Cue the swoon-worthy moment, right? The part where my heart skips like a skipping stone across Frenchman Bay? Not quite. Because at that exact moment, all I could think about was this: I wasn’t sure he even knew my last name. See, the clam bake had lasted two hours max, and most of that time had been spent debating whether eating shellfish could ever qualify as sustainable (spoiler: probably not). And now, this guy who I knew precisely five semi-interesting facts about was proclaiming to be haunted by the memory of me.
Cue my Maine instincts, which are always split evenly between practicality and sheer skepticism. Was this love, or was this sea breeze romanticism gone overboard? More importantly, how do you trust a phone call when you spend most of your time writing about how relationships survive past “I can’t stop thinking about you?”
Lessons from Lamoine Beach: What This Call Taught Me About Connection
Here’s what I realized in the days following Peter’s impromptu declaration: sometimes, we want to believe the grand gesture so badly that we ignore the finer details of what connection truly means. That call taught me a few things—some I recall every day, others when I’m hiking alone and have too much time to think.
1. Intrigue isn’t compatibility.
You know that little thrill you get when someone shows interest in you? It’s flattering, it’s affirming—and it’s also not enough to build a foundation. Peter’s call taught me that there’s a difference between someone chasing the idea of you and actually understanding you. In two hours by a bonfire, he knew I liked hiking and hated mayonnaise in salads, but those aren’t the bricks of a long-term connection. Think of it like meeting someone who loves your favorite song but doesn’t know any other track on the album. Feels good in the moment, but where’s the depth?
Takeaway: Ask yourself whether someone’s fascination with you is rooted in shared values or fleeting chemistry. Feelings fade, but understanding lasts.
2. A good story isn’t always a good ending.
“Oh, we met at a clam bake!” sounds like the opening of a truly adorable Modern Love column. But more often than not, a charming meet-cute doesn’t guarantee compatibility. For Peter and me, the romantic spark of his call fizzled when I gently probed why, exactly, I’d been on his mind. Turns out, he’d just broken up with someone (six years together, by the way) and was feeling the emotional tug that loneliness often brings. In other words, I was less “the one” and more “a distraction.”

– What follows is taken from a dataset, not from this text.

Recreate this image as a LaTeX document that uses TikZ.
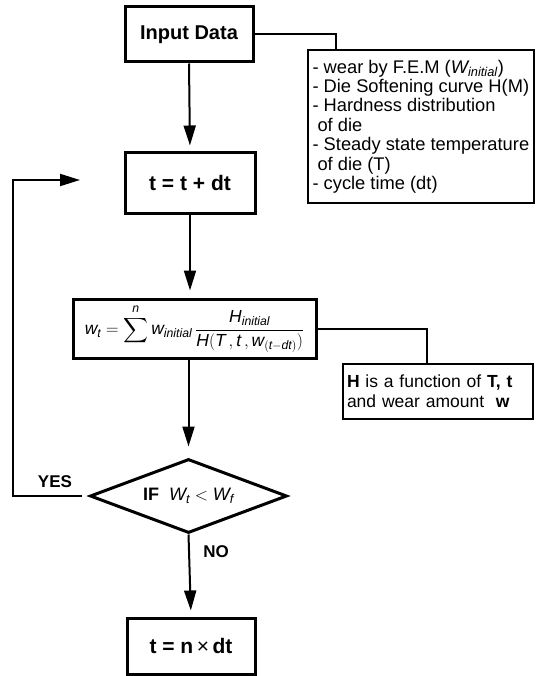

Takeaway: Don’t let the rush of a good story pull you into a situation where you’re the rebound or filling a gap in someone else’s life.
3. Authenticity is greater than theatrics.
There’s something undeniably cinematic about someone calling out of the blue to profess their admiration. It’s practically ripped from an early-2000s rom-com, which is probably what threw me off. But as flattering as it was, Peter’s declaration wasn’t authentic to where we stood—he skipped right past “I’d like to get to know you better” and parked himself firmly in the land of grand declarations.
The truth is, relationships are built on smaller, less dramatic moments. “I actually read that book you recommended” beats “You haunt my dreams” every single time. (Unless you're a Brontë sister. Then, I guess, dream-haunting is forgivable.)
Takeaway: Look for people who are willing to meet you genuinely where you are—not on some pedestal they’ve imagined for you.
4. Trust your gut.
I wanted to believe Peter’s call was the universe throwing me into an epic love story right there in my tiny East Coast town. But deep down, between the flickerings of flattery, I knew the timing and context weren’t right.
Maybe you’ve been there: a hot-and-cold romance, a friend who suddenly comes forward with feelings, or a dreamy fling that feels straight out of The Notebook until it doesn’t. The best advice I can give—advice I ignored briefly during this escapade—is to trust your gut’s quiet “Hmm, not quite” over an ego-boosting moment of approval.
Takeaway: If it feels too sudden, too big, or too soon—it probably is. Never be afraid to pause and regroup.
Final Words: Taking the Call but Owning the Conversation
Peter and I talked for a while that night. I listened, let him unpack his newly single thoughts, and eventually told him I wasn’t ready to be someone’s post-breakup fantasy. I even tried to pitch him a few good hiking trails near Portland where he could clear his head (because, hey, practicality never dies).
But more importantly, I hung up knowing something new about myself: I want connection rooted in tiny affirmations over time, not sudden epiphanies in moments of longing. It’s okay to answer the call when life throws something unexpected your way—but it’s even better when you know how to respond in a way that centers your needs and self-worth.